The Inconsistent Agency in Social Media

As more and more companies come to realize that Social Media will play an important role in their emerging marketing efforts, they often turn to outside agencies (PR, advertising, interactive marketing, SEO, etc.) to play appropriate roles in strategy and execution.
But as noted in my last post, the caliber of these service providers can be “spotty” to say the least.
Partly that is natural: Social Media is a new field with many best-practices that have yet to be captured, much less created or documented.
But, there are also firms who are either willing to cynically exploit client ignorance, or, are too lazy to learn the core principles of the blogosphere.
So now we’ve got Ignorant, Evil and/or Lazy agencies to choose from. But there is yet another type of agency to watch out for, and that’s the Inconsistent vendor.
The Inconsistent Agency is neither evil nor ignorant but has yet to make an agencywide commitment to understanding the new rules of marketing. The resulting knowledge gaps could unwittingly derail a client’s PR program.
The Inconsistent Agency has a handful of Social Media savvy practitioners, on whom the majority of the remaining staff rely for all-things-social. If the client wants to talk to their day-to-day team about blogging approaches, for example, the squad members immediately feel the need to defer that conversation to one of their in-house experts.

That’s not always a bad thing. When particularly complex issues come up for our own clients, for example, our senior staffers (including Doug Haslam, Robert Collins, and a number of other behind-the-scenes smarties) are frequently called on for advice.
For Inconsistent Agencies, the trouble occurs when the workaday account team cannot answer BASIC questions about Social Media.
For example, what if the client offhandedly asks their junior Account Executive, “What do you think about the idea of posting anonymous comments on relevant blogs, and then coming back later as someone-else, to point readers to our site? Is that a cool idea? Is that kosher?”
If Social Media is baked into the agency’s DNA, even that junior staffer knows instinctively that that is NOT COOL. And they won’t be shy about suggesting that the principle of authenticity is central to social media.

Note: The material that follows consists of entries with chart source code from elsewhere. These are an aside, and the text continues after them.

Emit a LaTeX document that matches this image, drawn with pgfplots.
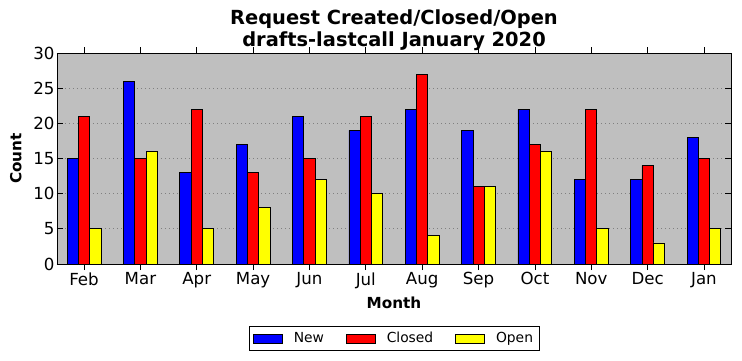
\documentclass[border=0pt]{standalone}
\usepackage{pgfplots}
\pgfplotsset{compat=1.18}
\usepackage{fontspec}
\setmainfont{DejaVu Sans}
\definecolor{bgc}{HTML}{BFBFBF}
\definecolor{cblue}{RGB}{0,0,255}
\definecolor{cred}{RGB}{255,0,0}
\definecolor{cyel}{RGB}{255,255,0}
\begin{document}
\begin{tikzpicture}
\begin{axis}[
  name=ax,
  scale only axis, width=674bp, height=211bp,
  xmin=-0.48, xmax=11.48, ymin=0, ymax=30,
  xtick={0,...,11},
  xticklabels={Feb,Mar,Apr,May,Jun,Jul,Aug,Sep,Oct,Nov,Dec,Jan},
  ytick={0,5,...,30},
  /pgf/number format/assume math mode=true,
  ymajorgrids, grid style={dash pattern=on 1bp off 3bp, black!50, line width=0.7pt},
  axis background/.style={fill=bgc},
  axis line style={black, line width=0.9pt},
  tick align=inside, tick pos=both,
  major tick length=6bp,
  every tick/.style={black, line width=0.7pt},
  ticklabel style={font=\fontsize{16.7}{19}\selectfont},
  xticklabel style={yshift=1bp},
  yticklabel style={xshift=1bp},
  xlabel={Month}, ylabel={Count},
  label style={font=\bfseries\fontsize{15.3}{18}\selectfont},
  xlabel style={yshift=-2bp},
  ylabel style={yshift=5bp},
  title={Request Created/Closed/Open\\drafts-lastcall January 2020},
  title style={align=center, font=\bfseries\fontsize{19.5}{22}\selectfont, yshift=-7bp},
  ybar, bar width=0.2,
  every axis plot/.append style={draw=black, line width=0.8pt},
  legend columns=3,
  legend style={at={(0.5,-0.294)}, anchor=north, draw=black, line width=0.8pt,
    font=\fontsize{13.9}{16}\selectfont, column sep=9bp, inner xsep=4bp, inner ysep=4bp,
    /tikz/every even column/.append style={column sep=20bp}},
  legend image code/.code={\draw[#1] (0bp,-4.5bp) rectangle (29bp,4.5bp);},
]
\addplot[fill=cblue, bar shift=-0.2] coordinates {(0,15)(1,26)(2,13)(3,17)(4,21)(5,19)(6,22)(7,19)(8,22)(9,12)(10,12)(11,18)};
\addplot[fill=cred, bar shift=0] coordinates {(0,21)(1,15)(2,22)(3,13)(4,15)(5,21)(6,27)(7,11)(8,17)(9,22)(10,14)(11,15)};
\addplot[fill=cyel, bar shift=0.2] coordinates {(0,5)(1,16)(2,5)(3,8)(4,12)(5,10)(6,4)(7,11)(8,16)(9,5)(10,3)(11,5)};
\legend{New,Closed,Open}
\end{axis}
\path (ax.south west) ++(-57bp,-97bp) rectangle ++(742bp,361bp);
\end{tikzpicture}
\end{document}
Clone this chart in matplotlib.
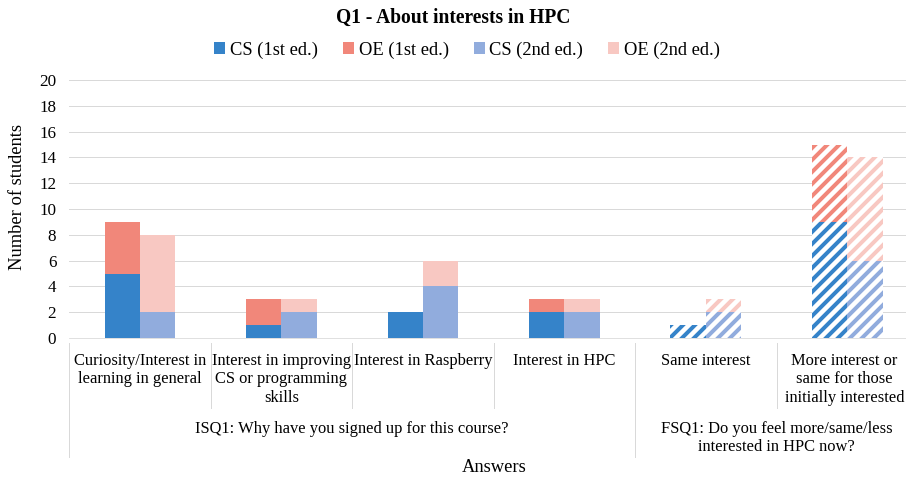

If you are a PR agency client, this might be a good test. Ask one of your agency team’s junior staffers the question above. But, don’t freak out if your junior rep “fails” the exam. As I noted above, this is a new field. If your agency has not claimed expertise, it’s not fair to ding ‘em for it. Yet.
UPDATE: On Twitter, in the comments, and in private emails, I’ve been dinged by “junior” staffers who suggest – with justification – that they are often the agency employees with the most & best credentials in Social Media. That is an absolutely fair point, especially as I think about SHIFTers like Amanda Gravel, Sandy Kalik, Marie Williams, our UnSpun bloggers, and many others, who are as expert in the field as anyone. Every good agency can claim similar stars.
My broader point was that a PR agency that professes Social Media credentials will fail if it relegates that expertise into pockets of excellence vs. making a broad commitment to training/education across all levels.